Abraham Cahan and the Inception of the Yiddish ‘Yellow Press’
Max Weinreich Fellowship Lecture in American Jewish Studies
The Rose and Isidore Drench Memorial Fellowship and the Dora and Mayer Tendler Endowed Fellowship in Jewish Studies Admission: Free |
The epithet 'gele prese' (yellow press) was often leveled at the socialist Yiddish Forverts by critics of its editor, Abraham Cahan, who accused him of imitating the methods of American newspapermen Joseph Pulitzer and William Randolph Hearst to the detriment of the Yiddish reading audience. This lecture traces Cahan's ideas about how to write effectively for immigrant readers back to the 1880s, his first decade in the United States. Throughout that decade, Cahan honed his skills as a socialist orator, addressing immigrant audiences in Yiddish. In 1890, he co-founded a socialist Yiddish weekly, Arbeter tsaytung, where he tested the notion that in order to entice barely literate immigrants to read Yiddish newspapers, it was necessary to present content to them in simplified, entertaining form.
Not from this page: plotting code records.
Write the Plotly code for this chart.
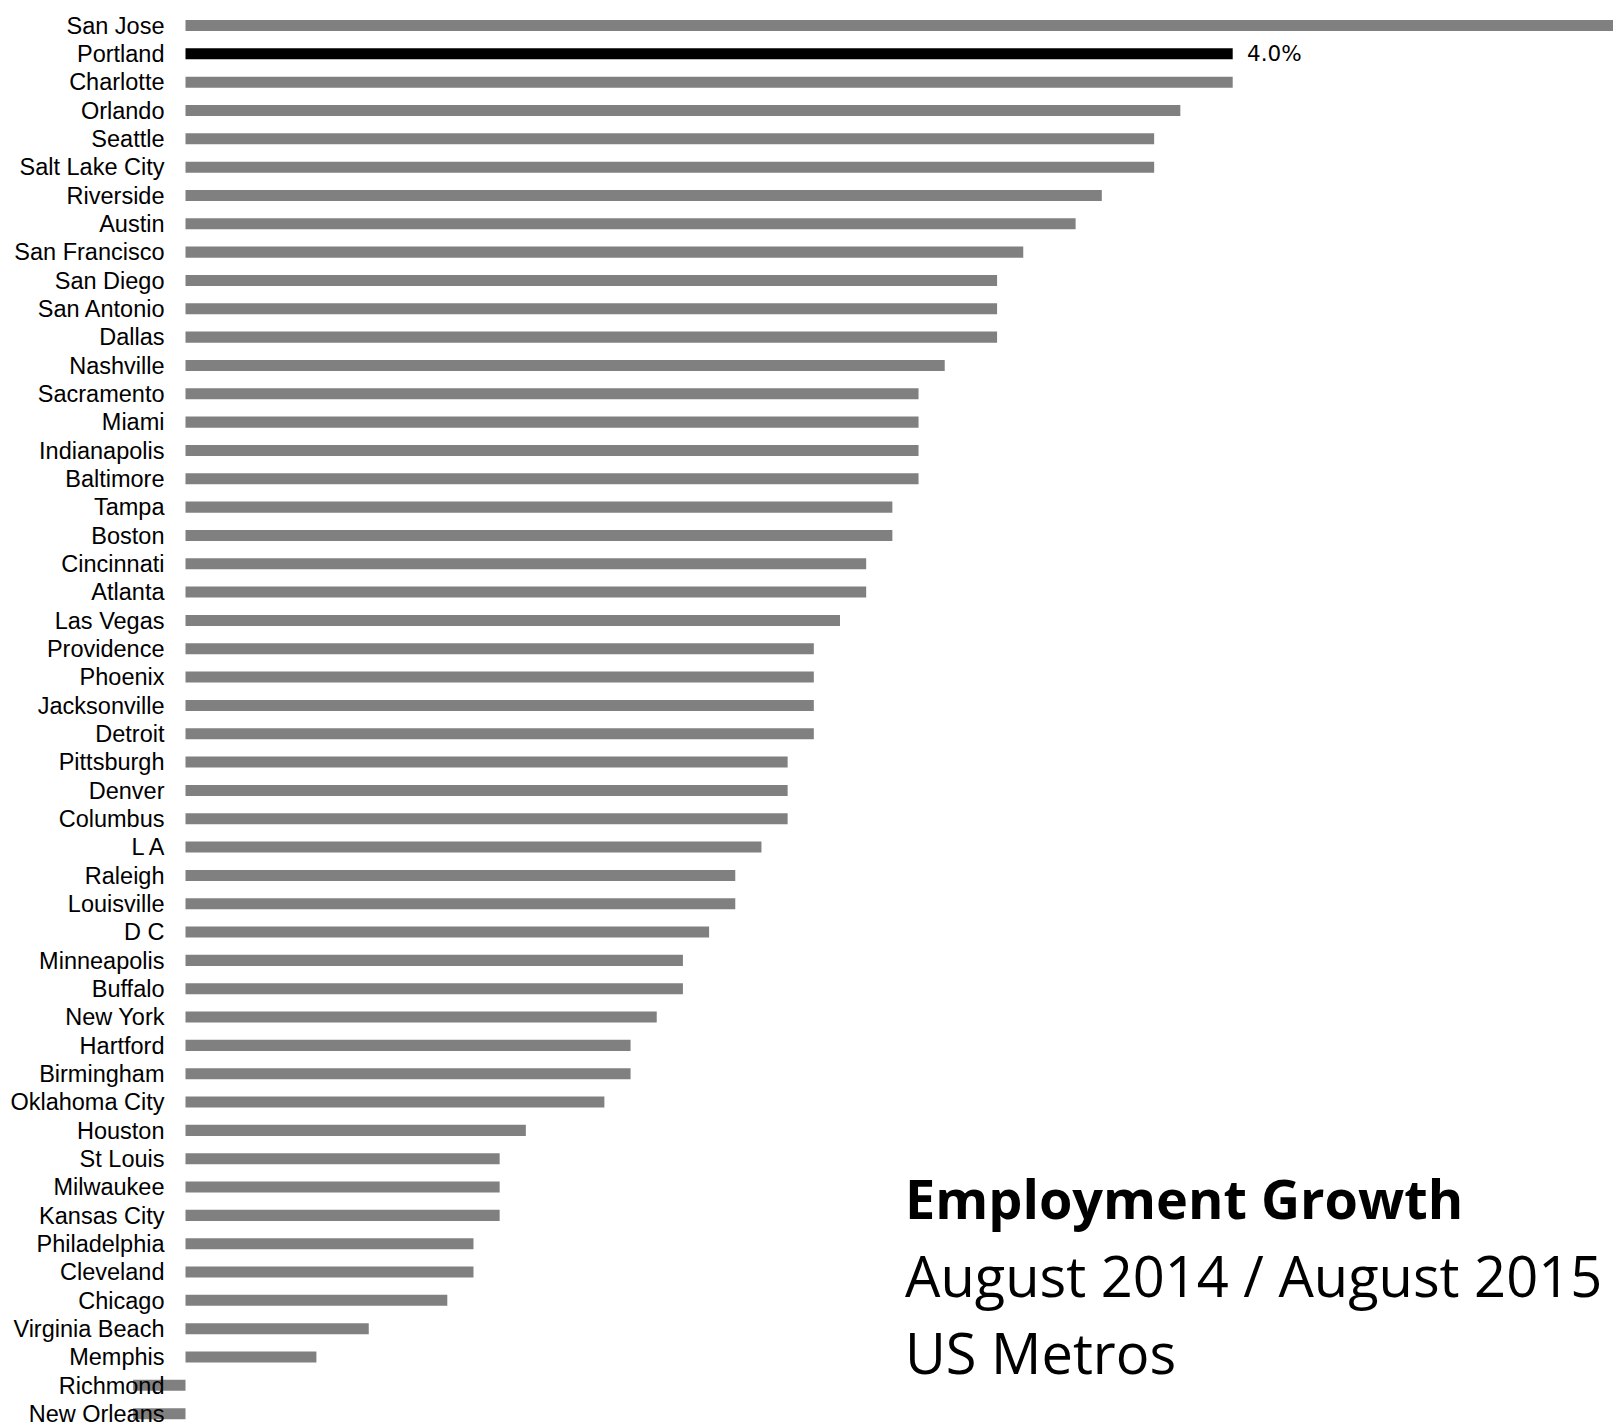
import plotly.graph_objects as go

metros = ["San Jose", "Portland", "Charlotte", "Orlando", "Seattle", "Salt Lake City",
          "Riverside", "Austin", "San Francisco", "San Diego", "San Antonio", "Dallas",
          "Nashville", "Sacramento", "Miami", "Indianapolis", "Baltimore", "Tampa",
          "Boston", "Cincinnati", "Atlanta", "Las Vegas", "Providence", "Phoenix",
          "Jacksonville", "Detroit", "Pittsburgh", "Denver", "Columbus", "L A",
          "Raleigh", "Louisville", "D C", "Minneapolis", "Buffalo", "New York",
          "Hartford", "Birmingham", "Oklahoma City", "Houston", "St Louis",
          "Milwaukee", "Kansas City", "Philadelphia", "Cleveland", "Chicago",
          "Virginia Beach", "Memphis", "Richmond", "New Orleans"]
growth = [5.6, 4.0, 4.0, 3.8, 3.7, 3.7,
          3.5, 3.4, 3.2, 3.1, 3.1, 3.1,
          2.9, 2.8, 2.8, 2.8, 2.8, 2.7,
          2.7, 2.6, 2.6, 2.5, 2.4, 2.4,
          2.4, 2.4, 2.3, 2.3, 2.3, 2.2,
          2.1, 2.1, 2.0, 1.9, 1.9, 1.8,
          1.7, 1.7, 1.6, 1.3, 1.2,
          1.2, 1.2, 1.1, 1.1, 1.0,
          0.7, 0.5, -0.2, -0.2]
highlight = "Portland"
title_lines = ["<b>Employment Growth</b>", "August 2014 / August 2015", "US Metros"]

# the page body has an 8px default margin; size the figure to compensate
W, H = 1613, 1417
colors = ["#000000" if m == highlight else "#808080" for m in metros]

fig = go.Figure(go.Bar(
    x=growth, y=metros, orientation="h",
    marker=dict(color=colors, line=dict(width=0)),
    width=0.39, hoverinfo="x+y",
))

hl_val = growth[metros.index(highlight)]
fig.add_annotation(x=hl_val, y=highlight, xref="x", yref="y",
                   text=f"{hl_val:.1f}%", showarrow=False, xanchor="left",
                   yanchor="middle", xshift=12,
                   font=dict(family="DejaVu Sans", size=21.5, color="#000000"))

ys = [1190, 1267, 1344]
sizes = [54, 56, 56]
for t, yp, s in zip(title_lines, ys, sizes):
    fig.add_annotation(x=895 / W, y=1 - yp / H, xref="paper", yref="paper",
                       text=t, showarrow=False, xanchor="left", yanchor="middle",
                       font=dict(family="Open Sans", size=s, color="#000000"))

px_per = 261.8
x0 = 177.5
spacing = 28.33
r0 = -17.5 / spacing
r1 = r0 + H / spacing
fig.update_layout(
    width=W, height=H,
    margin=dict(l=0, r=0, t=0, b=0),
    paper_bgcolor="white", plot_bgcolor="white",
    showlegend=False,
    xaxis=dict(range=[-x0 / px_per, (W - x0) / px_per], visible=False,
               showgrid=False, zeroline=False),
    yaxis=dict(range=[r1, r0], showgrid=False, zeroline=False,
               showline=False, ticks="", anchor="free", position=x0 / W,
               automargin=False, ticklabelstandoff=21,
               tickmode="array", tickvals=metros, ticktext=metros,
               tickfont=dict(family="Liberation Sans, Arial", size=23.5, color="#000000")),
)

fig.write_html("out.html")
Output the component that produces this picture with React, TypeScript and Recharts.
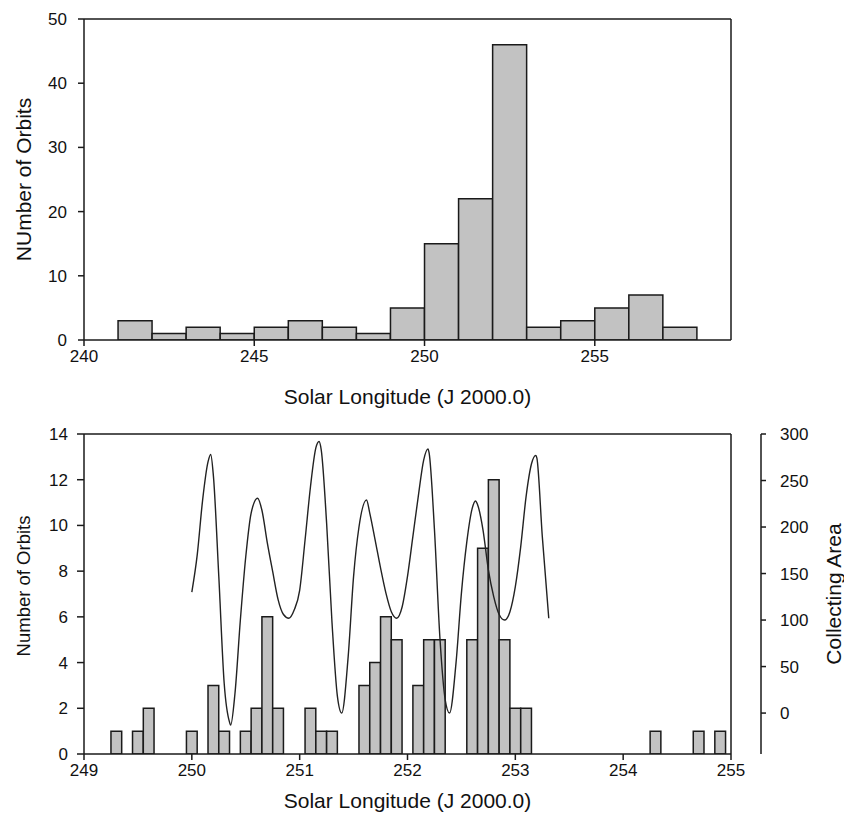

Several informants interviewed for YIVO's Oral History of the American Labor Movement (RG 113) attested to the efficacy of Cahan's approach.
Cahan's 'popularization' of reading material became an idée fixe to which he clung for many years, and for which he was impugned by those who blamed the 'gele' Forverts for holding back the intellectual progress of the immigrant generation.
This program takes place in the Auditorium.
About the Speaker
Ellie Kellman researches and writes about modern Yiddish literature and literary history, specializing in the history of the Yiddish periodical press and publishing industry. She is working on a book entitled Reading the New Country: Abraham Cahan and the Invention of American Jewish Popular Culture.
Among her scholarly publications are: “Exile in Warsaw: The Kultur-Lige in Poland, 1921-1924” (2015); “Aiding the Female Immigrant Reader or Entertaining Her?: The Jewish Daily Forward and its ‘Gallery of Missing Husbands’” (2014); “Faint Praise: the Early Critical Reception of Joseph Opatoshu’s Historical Novel In poylishe velder“ (2013); “The Pregnant Bride from Suffolk Street: Intraethnic Class Conflict in a Yiddish Serial Novel” (2011); and “Uneasy Patronage: Dovid Bergelson’s Years at the Forverts” (2007). She teaches Yiddish language and literature and modern Jewish literature in the Department of Near Eastern and Judaic Studies at Brandeis University.